General Information

Situated in the Central Anatolian highlands, Cappadocia region has always presented a wealth of great landscape and culture. The area was covered periodically in volcanic ash, over a timespan of 3 million years, with the eruption of two nearby, now inactive volcanoes of Mt. Erciyes (3916 m) and Mt. Hasan (3268 m). This layer, referred to as “tuf”, was carved away with erosions from wind and rain, with only the strongest materials of the layers standing, creating the structures that are called “Faery Chimneys” by locals. With surreal looking tuf towers with stone “hats”, conical shaped domes and other very interesting naturally occuring landscape, Cappadocia is one of its kind.

Culture and History

Cappadocia is not only famous for its natural wonders. Due to its unique topography, it was already thousands of years ago a very early settlement area of mankind. Due to the nature of the material, Faery Chimneys were soft enough to be easily carved by human hand, but were also sturdy enough to support their own weight. Over thousands of years, different civilizations have carved into these structures, using them as homes and even creating whole villages out of carved housing.

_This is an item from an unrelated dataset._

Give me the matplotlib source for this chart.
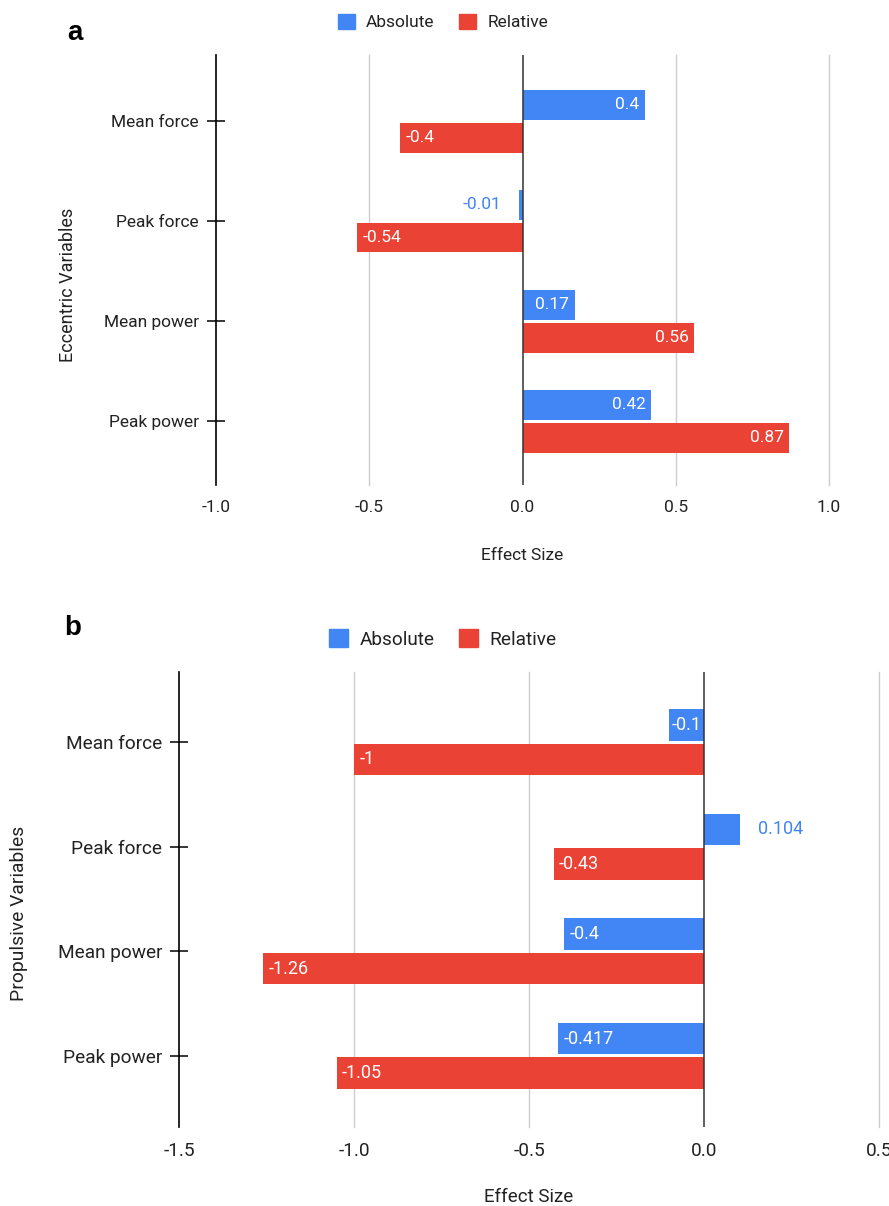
import numpy as np
import matplotlib
matplotlib.use("Agg")
from matplotlib import pyplot as plt
from matplotlib.patches import Patch

plt.rcParams["font.family"] = ["Roboto", "DejaVu Sans"]
plt.rcParams["axes.unicode_minus"] = False

categories   = ["Mean force", "Peak force", "Mean power", "Peak power"]
series_names = ["Absolute", "Relative"]

ecc_absolute = [0.4, -0.01, 0.17, 0.42]
ecc_relative = [-0.4, -0.54, 0.56, 0.87]
ecc_ticks    = [-1.0, -0.5, 0.0, 0.5, 1.0]

prop_absolute = [-0.1, 0.104, -0.4, -0.417]
prop_relative = [-1, -0.43, -1.26, -1.05]
prop_ticks    = [-1.5, -1.0, -0.5, 0.0, 0.5]

BLUE, RED, TXT = "#4285F4", "#EA4335", "#222222"
W, H = 889, 1206
fig = plt.figure(figsize=(W/100, H/100), dpi=100)


def px_axes(left, right, top, bottom):
    return fig.add_axes([left/W, 1 - bottom/H, (right-left)/W, (bottom-top)/H])


def panel(ax, absolute, relative, ticks, ylim, fs):
    y = np.arange(len(categories))
    bars = []
    for vals, off, col in ((absolute, -0.165, BLUE), (relative, 0.165, RED)):
        ax.barh(y + off, vals, height=0.3, color=col, zorder=2)
        bars.append((vals, off, col))
    ax.set_xlim(ticks[0], ticks[-1])
    ax.set_ylim(ylim)
    ax.set_xticks(ticks)
    ax.set_xticklabels([f"{t:.1f}" for t in ticks])
    ax.set_yticks(y)
    ax.set_yticklabels(categories)
    for s in ("top", "right", "bottom"):
        ax.spines[s].set_visible(False)
    ax.spines["left"].set_color("black")
    ax.spines["left"].set_linewidth(1.2)
    ax.spines["left"].set_zorder(3)
    for t in ticks[1:]:
        if t == 0:
            ax.axvline(0, color="#333333", linewidth=1.1, zorder=3)
        else:
            ax.axvline(t, color="#CCCCCC", linewidth=1, zorder=0, clip_on=False)
    ax.tick_params(axis="x", length=0, pad=11, labelsize=fs, labelcolor=TXT)
    ax.tick_params(axis="y", direction="inout", length=13, width=1.1, color="black",
                   pad=5.7, labelsize=fs, labelcolor=TXT)
    return bars


def value_labels(ax, bars, fs):
    fig.canvas.draw()
    r = fig.canvas.get_renderer()
    x0, x1 = ax.get_xlim()
    px_per_unit = ax.get_window_extent(r).width / (x1 - x0)
    y = np.arange(len(categories))
    for vals, off, col in bars:
        for yi, v in zip(y, vals):
            s = f"{v:g}"
            t = ax.text(0, 0, s, fontsize=fs)
            tw = t.get_window_extent(r).width
            t.remove()
            bw = abs(v) * px_per_unit
            sign = 1 if v >= 0 else -1
            if tw + 2 <= bw:
                pad = min(4.0, max(1.5, (bw - tw) / 2 * 0.72))
                dx, c = -sign * pad, "white"
            else:
                dx, c = sign * 13, col
            ha = "right" if dx < 0 else "left"
            ax.annotate(s, xy=(v, yi + off), xytext=(dx, 0), textcoords="offset points",
                        ha=ha, va="center", fontsize=fs, color=c, zorder=4)


handles = [Patch(facecolor=BLUE, edgecolor=BLUE), Patch(facecolor=RED, edgecolor=RED)]

# panel a
ax_a = px_axes(216, 829, 55, 485)
bars_a = panel(ax_a, ecc_absolute, ecc_relative, ecc_ticks, (3.64, -0.66), 12.5)
fig.text(67/W, 1 - 33/H, "a", fontsize=20, fontweight="bold", family="Liberation Sans",
         ha="left", va="center")
fig.legend(handles, series_names, loc="center", bbox_to_anchor=(443/W, 1 - 22/H), ncol=2,
           frameon=False, fontsize=12.5, handlelength=1.0, handleheight=1.0,
           handletextpad=0.65, columnspacing=1.4, labelcolor=TXT)
fig.text(68/W, 1 - 285/H, "Eccentric Variables", rotation=90, fontsize=13, color=TXT,
         ha="center", va="center")
fig.text(522/W, 1 - 556/H, "Effect Size", fontsize=12.5, color=TXT, ha="center", va="center")

# panel b
ax_b = px_axes(179, 879, 672, 1127)
bars_b = panel(ax_b, prop_absolute, prop_relative, prop_ticks, (3.68, -0.67), 13.7)
fig.text(64/W, 1 - 628/H, "b", fontsize=20, fontweight="bold", family="Liberation Sans",
         ha="left", va="center")
fig.legend(handles, series_names, loc="center", bbox_to_anchor=(443/W, 1 - 639/H), ncol=2,
           frameon=False, fontsize=13.7, handlelength=1.0, handleheight=1.0,
           handletextpad=0.6, columnspacing=1.3, labelcolor=TXT)
fig.text(19/W, 1 - 913/H, "Propulsive Variables", rotation=90, fontsize=13.9, color=TXT,
         ha="center", va="center")
fig.text(529/W, 1 - 1197/H, "Effect Size", fontsize=13.5, color=TXT, ha="center", va="center")

value_labels(ax_a, bars_a, 12.5)
value_labels(ax_b, bars_b, 13)

fig.savefig("out.png", dpi=100)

The area also contains numerous underground cities, largely used by early Christians as a hiding place before Christianity became an accepted religion. The underground cities consist of a complex mesh of tunnels, rooms, defensive arrangements and creative traps. Remarkably, ventilation of these tunnels were also maintained naturally due to the way these cities were carved.

The landscape and the Faery Chimneys dotting the numerous valleys in the Urgup, Goreme and Uchisar triangle make the region a very popular tourist destination. These wonders can be enjoyed by both hot air balloons that regularly take off, or a true Cappadocian experience can be had by residing in one of the numerous beautifuly built cave hotels, most of which pride themselves of having restored original caves carved by ancient inhabitants. Some caves are still used today by the locals as shops, but very few are used as homes.